30.1.11

Bi Güneşimden Kaçsanız..

Coconut Groove-Elmina Liman Sehrinde
Geçenlerde bir araştırma  yayınlandı. Fransızlar en depresif milletmiş. Bir de konuyla alakasız ama aynı zamanda Avrupa’da en çok tavşan gibi üreyen milletmişler. Üreyip üreyip sonra da « bu krizde bu kadar çocuğa nasıl bakıcaz gari » diye depresyona giriyor olmasınlar ? Üreme konusunun doğruluğunu teyit edebilirim. Evimiz hergün daha da kalabalıklaşan bir çocuk parkına bakıyor çünkü. Neyse ama asıl konumuz bu değil.
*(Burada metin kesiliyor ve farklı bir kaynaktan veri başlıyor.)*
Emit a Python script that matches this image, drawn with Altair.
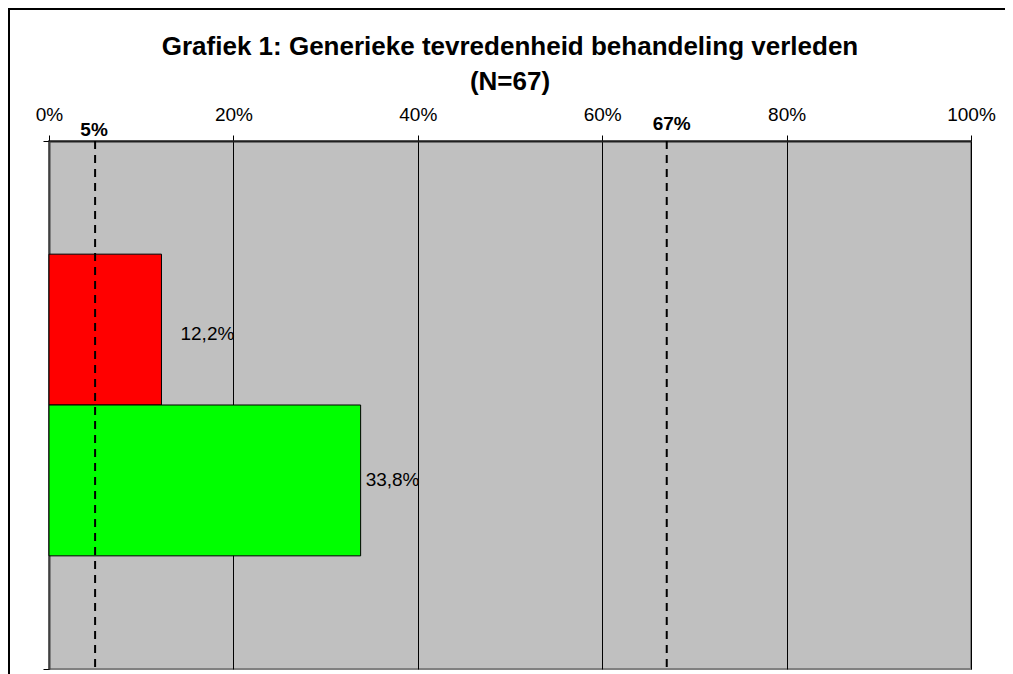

Fransızların depresyonunu kısmen « güneş ışığı eksikliğine » bağlıyorlar. Bangır bangır haberlerini yaptılar geçenlerde. Hemen üstüne solaryum salonları reklam vermeye başladı tabii « sağlığınızı düşünüyorsanız hemen solaryum seansı ayırtın ! Güneş Pıtırcığı Solaryum Salonu konusunda lider » vs vs diye. Aman sağlığınızı düşünün tabii. Cilt kanseri mi? o ne?
Biz Afrika’daykene söylemesi ayıptır böyle 4 mevsim güneş, dört mevsim deniz-kum, elimizde margaritalar ohh tropik hayat ne rahat tadında yaşıyorduk. Öyle olunca da insana bir şımarıklık geliyor. Amaaaan bu ne böyle canım hep güneş hep güneş! Yağmur yağsın!. Kışlık kıyafetlerimi özledim bennnnn!... Salak mısın senin IQ’un kaç çocuğum derler adama. Kışlık kıyafetten başka özleyecek şeyin yok mu be?
Gana'daki plajimiz Kokrobitey
Gana ve Fildişi Sahili eylem boylamlarında kış mevsimi yok. Kıytırık bir yağmur mevsimi var. Onda da işte 2 ay falan hava biraz kapıyor. Hergün bir kere yağmur foşurduyor iri iri. Hava kapkaranlık oluyor ama o da 1 saat sonra geçiyor. Bu yağmur mevsiminin güzel tarafı sabahları boncuk terler gözünüze girmeden terasta kahvaltı edebiliyorsunuz. Ama öğleden sonra yine insan nemden yapışıp kalıyor. Bir de böyle sürekli üşüyen sipsi arkadaşlarınız (vardır ya böyle ne cam ne klima açtırırlar -boyunlarına vuruyor diye - siz orda sıvı kaybından can verirken) illa akşam yemeklerini terasta yiyelim diye tutturunca daha az acı çekiyorsunuz hava 2° serinlediği için.
Işte o zamanlar « D » ve ben eve gelip klimayı sonuna kadar açıp perdeleri de kapatıp kış gelmiş üşüyormuşuz gibi yapıp beynimize feyk atardık. Kemiklerimiz 5 yıl içinde öyle bir ısınmış ki jelibon   kıvamına gelmişler resmen. Neyse biz o soğuk istiyoruz gazıyla bir taşındık gerisin geriye Avrupa’ya, ilk birkaç ay yaka bağır açık yaradana sığınıp geziyoruz. Karmış yağmurmuş hiç gamımız değil. 3. Aydan itibaren kulak memesi kıvamındaki kemikler original haline dönünce aldık boyumuzun ölçüsünü. Simdi yine perdeleri kapatıp bu sefer elektrikli ısıtıcı açıp Afrika plajı hayalleri kuruyoruz. Haaaa bir de biz yazlık elbiselerimizi özledik yahu !





eski güzel günesli günler ahh ahhh


1 comment:

  1. Biraz da bu taraflara gelin, tropikal iklim özleminizi giderin Pınarcığım:) Guatemala'dan sevgiler!